Teaching children how to fight is a controversial concept. Some people believe that such training will turn sweet kids into violent kids. I strongly disagree. I believe that quite the opposite happens. Self-defense training turns everyday kids into non-violent, capable children. I have been a black belt for nineteen years and have witnessed this transformation in hundreds of kids and adults.
When kids know they are able to defend themselves, a sense of peace and self-assurance takes root in their being. They stand taller, look people in the eye, and radiate self-confidence. I don’t know quite how or why that happens, but it does. It’s one of those mysteries of Life.
When it comes to dealing with bullies, this is what I suggest you do:
The first time a bully makes verbal contact with your child (calls names, swears at, degrades, or threatens), he or she should look the bully in the eye, say “Stop!” in a strong tone while doing the palm out “stop sign” with their hand.
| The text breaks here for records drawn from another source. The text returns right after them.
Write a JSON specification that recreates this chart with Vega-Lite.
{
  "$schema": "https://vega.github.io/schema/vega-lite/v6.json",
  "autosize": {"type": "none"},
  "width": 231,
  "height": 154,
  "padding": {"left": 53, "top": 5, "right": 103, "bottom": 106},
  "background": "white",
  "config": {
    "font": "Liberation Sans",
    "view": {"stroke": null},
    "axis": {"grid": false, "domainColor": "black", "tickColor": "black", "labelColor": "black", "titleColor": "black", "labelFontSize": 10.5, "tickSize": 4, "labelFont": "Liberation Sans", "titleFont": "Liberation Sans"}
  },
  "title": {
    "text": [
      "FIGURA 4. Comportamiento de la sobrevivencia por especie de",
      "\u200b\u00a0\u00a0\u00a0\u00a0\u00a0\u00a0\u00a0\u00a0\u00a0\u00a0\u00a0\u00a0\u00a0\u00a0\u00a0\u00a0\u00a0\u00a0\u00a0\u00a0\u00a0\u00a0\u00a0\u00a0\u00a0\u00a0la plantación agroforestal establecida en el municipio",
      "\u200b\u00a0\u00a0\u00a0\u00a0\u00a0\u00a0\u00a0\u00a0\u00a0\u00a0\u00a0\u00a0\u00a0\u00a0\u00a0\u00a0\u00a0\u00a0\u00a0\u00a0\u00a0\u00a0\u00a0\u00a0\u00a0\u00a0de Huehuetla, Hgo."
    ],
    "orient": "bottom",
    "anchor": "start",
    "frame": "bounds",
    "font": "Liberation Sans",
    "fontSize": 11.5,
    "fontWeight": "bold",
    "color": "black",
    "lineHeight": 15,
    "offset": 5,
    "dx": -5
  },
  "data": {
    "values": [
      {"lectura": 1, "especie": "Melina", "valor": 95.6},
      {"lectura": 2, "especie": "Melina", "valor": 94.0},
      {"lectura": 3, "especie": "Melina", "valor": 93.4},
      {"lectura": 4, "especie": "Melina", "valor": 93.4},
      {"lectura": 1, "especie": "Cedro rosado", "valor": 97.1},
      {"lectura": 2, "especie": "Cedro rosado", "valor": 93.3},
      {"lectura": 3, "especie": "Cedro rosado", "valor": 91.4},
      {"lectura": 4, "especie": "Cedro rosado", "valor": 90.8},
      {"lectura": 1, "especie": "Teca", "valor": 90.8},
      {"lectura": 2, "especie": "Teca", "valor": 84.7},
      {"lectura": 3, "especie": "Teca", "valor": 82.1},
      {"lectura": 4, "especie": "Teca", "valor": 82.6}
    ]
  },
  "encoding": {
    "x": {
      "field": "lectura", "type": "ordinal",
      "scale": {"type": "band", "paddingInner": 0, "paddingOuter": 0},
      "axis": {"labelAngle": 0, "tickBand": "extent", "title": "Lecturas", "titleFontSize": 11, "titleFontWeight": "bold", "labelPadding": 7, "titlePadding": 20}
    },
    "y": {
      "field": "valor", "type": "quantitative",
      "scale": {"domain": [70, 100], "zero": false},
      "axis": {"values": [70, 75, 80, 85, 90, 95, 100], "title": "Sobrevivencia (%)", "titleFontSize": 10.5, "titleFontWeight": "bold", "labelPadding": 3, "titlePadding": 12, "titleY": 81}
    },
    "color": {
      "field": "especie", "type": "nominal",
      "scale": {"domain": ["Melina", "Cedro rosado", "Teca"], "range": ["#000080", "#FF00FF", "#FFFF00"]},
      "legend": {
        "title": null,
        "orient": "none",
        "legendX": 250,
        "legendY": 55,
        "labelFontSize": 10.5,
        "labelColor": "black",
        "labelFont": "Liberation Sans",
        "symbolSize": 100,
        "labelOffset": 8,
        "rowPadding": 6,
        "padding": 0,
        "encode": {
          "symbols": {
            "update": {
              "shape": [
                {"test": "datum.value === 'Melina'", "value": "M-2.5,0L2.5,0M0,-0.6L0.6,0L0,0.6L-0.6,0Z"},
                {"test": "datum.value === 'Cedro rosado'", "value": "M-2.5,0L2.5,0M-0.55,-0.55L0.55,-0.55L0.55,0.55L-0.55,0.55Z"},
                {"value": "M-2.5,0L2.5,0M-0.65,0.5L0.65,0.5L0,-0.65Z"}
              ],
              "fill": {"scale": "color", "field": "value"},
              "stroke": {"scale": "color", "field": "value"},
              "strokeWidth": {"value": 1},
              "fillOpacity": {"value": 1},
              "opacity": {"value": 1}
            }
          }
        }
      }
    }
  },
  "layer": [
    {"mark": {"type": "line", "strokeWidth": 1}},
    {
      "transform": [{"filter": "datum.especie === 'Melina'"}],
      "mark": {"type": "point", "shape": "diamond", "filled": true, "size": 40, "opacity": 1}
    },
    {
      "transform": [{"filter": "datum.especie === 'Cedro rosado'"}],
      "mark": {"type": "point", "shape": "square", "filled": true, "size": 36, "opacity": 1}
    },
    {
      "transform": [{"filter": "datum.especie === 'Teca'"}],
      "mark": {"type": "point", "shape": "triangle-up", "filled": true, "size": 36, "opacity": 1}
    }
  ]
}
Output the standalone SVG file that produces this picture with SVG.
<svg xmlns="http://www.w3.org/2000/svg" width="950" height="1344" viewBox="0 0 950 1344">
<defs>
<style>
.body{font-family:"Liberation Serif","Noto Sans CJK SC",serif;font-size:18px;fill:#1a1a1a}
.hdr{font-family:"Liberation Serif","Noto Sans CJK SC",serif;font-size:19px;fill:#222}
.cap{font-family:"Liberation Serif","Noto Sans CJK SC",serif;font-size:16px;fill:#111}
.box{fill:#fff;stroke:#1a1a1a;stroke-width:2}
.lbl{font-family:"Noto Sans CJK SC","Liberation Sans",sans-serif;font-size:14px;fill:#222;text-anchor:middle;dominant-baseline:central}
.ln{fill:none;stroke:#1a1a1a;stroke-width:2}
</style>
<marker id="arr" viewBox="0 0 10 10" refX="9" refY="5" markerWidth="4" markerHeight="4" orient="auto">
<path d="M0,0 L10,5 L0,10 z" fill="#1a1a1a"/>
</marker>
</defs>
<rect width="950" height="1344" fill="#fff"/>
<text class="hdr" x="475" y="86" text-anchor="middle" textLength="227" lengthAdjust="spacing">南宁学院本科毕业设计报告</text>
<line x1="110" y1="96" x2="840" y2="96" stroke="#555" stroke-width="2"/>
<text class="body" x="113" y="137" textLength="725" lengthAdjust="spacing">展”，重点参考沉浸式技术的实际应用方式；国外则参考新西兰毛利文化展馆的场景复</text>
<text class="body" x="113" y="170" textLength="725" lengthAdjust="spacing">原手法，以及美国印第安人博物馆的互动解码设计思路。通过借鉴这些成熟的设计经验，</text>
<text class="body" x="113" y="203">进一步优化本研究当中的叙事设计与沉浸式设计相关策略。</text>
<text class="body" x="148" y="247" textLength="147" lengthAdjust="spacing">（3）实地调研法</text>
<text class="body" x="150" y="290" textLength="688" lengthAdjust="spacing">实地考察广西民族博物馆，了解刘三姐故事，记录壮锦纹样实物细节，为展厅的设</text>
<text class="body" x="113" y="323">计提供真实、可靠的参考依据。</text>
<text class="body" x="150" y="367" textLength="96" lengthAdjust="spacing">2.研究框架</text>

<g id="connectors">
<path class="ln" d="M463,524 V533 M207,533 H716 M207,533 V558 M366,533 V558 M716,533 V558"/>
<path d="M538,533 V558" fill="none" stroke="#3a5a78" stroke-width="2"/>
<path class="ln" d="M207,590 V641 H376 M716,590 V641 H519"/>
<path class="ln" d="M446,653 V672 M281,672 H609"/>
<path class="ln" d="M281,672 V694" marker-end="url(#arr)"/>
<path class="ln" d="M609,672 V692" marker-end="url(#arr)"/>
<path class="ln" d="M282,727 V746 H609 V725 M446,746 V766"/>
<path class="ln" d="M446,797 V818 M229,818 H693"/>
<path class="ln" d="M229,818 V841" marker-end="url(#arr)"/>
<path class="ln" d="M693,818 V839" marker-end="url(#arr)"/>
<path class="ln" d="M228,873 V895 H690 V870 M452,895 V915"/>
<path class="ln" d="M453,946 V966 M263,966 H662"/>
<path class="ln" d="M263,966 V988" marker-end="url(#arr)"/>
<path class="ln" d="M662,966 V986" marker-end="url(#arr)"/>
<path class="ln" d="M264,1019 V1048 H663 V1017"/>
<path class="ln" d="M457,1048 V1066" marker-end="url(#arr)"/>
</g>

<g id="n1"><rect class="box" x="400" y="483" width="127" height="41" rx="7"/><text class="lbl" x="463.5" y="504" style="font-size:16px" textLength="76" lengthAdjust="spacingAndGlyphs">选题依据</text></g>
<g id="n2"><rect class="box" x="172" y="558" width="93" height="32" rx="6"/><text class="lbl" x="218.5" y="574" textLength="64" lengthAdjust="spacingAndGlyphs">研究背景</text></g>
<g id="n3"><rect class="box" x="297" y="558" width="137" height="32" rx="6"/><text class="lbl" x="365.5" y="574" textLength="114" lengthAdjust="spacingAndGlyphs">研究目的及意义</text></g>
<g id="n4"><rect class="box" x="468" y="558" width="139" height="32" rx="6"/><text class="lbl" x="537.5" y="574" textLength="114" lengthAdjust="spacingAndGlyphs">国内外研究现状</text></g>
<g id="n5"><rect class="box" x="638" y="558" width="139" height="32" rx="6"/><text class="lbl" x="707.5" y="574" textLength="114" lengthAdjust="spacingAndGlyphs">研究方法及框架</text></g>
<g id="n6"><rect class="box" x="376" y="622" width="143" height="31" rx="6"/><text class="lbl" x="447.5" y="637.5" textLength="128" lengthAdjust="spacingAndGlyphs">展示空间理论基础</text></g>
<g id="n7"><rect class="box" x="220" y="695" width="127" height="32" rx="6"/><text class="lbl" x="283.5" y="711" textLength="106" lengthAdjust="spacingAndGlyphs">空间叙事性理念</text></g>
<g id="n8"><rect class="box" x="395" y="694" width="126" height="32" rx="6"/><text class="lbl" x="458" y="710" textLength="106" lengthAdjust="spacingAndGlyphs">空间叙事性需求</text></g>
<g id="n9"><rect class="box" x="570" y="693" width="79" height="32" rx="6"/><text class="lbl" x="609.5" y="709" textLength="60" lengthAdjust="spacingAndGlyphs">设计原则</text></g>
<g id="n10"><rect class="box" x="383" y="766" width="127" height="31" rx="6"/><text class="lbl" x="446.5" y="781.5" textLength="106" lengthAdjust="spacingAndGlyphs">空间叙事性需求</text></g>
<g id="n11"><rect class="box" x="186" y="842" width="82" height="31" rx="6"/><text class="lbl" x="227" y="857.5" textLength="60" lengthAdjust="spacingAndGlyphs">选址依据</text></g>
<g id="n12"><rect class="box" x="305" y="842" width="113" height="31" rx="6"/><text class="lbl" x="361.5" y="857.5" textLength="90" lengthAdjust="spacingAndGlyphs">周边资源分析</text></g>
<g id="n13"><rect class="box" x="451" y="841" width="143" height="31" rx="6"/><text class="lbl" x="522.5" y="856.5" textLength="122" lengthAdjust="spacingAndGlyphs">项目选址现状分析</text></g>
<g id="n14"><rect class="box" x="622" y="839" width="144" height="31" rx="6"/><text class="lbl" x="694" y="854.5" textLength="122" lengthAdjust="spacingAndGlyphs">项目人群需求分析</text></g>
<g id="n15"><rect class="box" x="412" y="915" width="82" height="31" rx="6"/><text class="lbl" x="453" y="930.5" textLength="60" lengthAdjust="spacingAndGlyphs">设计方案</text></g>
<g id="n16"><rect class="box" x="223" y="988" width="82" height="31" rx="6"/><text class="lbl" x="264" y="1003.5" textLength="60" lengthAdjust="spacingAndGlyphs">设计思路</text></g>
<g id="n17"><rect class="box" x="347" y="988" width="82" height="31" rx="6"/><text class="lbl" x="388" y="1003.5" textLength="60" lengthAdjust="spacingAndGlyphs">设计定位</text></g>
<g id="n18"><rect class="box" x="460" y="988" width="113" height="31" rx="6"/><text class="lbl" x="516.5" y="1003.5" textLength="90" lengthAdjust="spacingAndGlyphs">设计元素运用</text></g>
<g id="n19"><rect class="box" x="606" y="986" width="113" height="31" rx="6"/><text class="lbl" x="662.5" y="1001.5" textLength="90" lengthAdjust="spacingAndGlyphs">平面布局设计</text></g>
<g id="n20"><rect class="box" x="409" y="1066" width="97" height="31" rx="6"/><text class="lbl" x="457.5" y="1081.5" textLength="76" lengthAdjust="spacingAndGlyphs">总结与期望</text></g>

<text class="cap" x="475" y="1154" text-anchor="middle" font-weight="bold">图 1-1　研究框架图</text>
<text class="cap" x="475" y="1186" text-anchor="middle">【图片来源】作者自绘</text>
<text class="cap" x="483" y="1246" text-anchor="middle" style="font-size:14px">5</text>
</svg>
Don’t cry! (Bullies love it when they make someone cry.) Then run away and tell a trusted adult about the encounter.
The first time a bully makes physical contact with your child (hits, kicks, spits, trips, or shoves) he or she should make a lot of noise to attract attention, yell “help!” or “fire!”, run away when possible, and tell a trusted adult.
Role-playing verbal and physical attack scenarios with your child is a very good teaching tool that can be done at home.
The second time a bully makes physical contact with your child, tell him or her to fight back! Give your children permission to use physical force on a bully. Tell them to punch or kick like they mean it, make a lot of noise, call for help, run away when possible, and tell a trusted adult. Call and report the incident to the police, the school principal, and the bully’s parents. (Often times the bully’s parents are bullies, too!)
I doubt that there will be a third time if your child fought back the second time.
Twenty-two years ago my teenage daughter Amber was kidnapped by an armed stranger. She fought back and escaped and today is the mother of my two darling granddaughters. Yes, I am very much for teaching kids how to defend themselves, but I am not a violent person; quite the opposite. I am a very peaceful person, a peaceful warrior. But I do live by this rule: “Fight when you must. Create peace the rest of the time.”
May you live safely and happily ever after.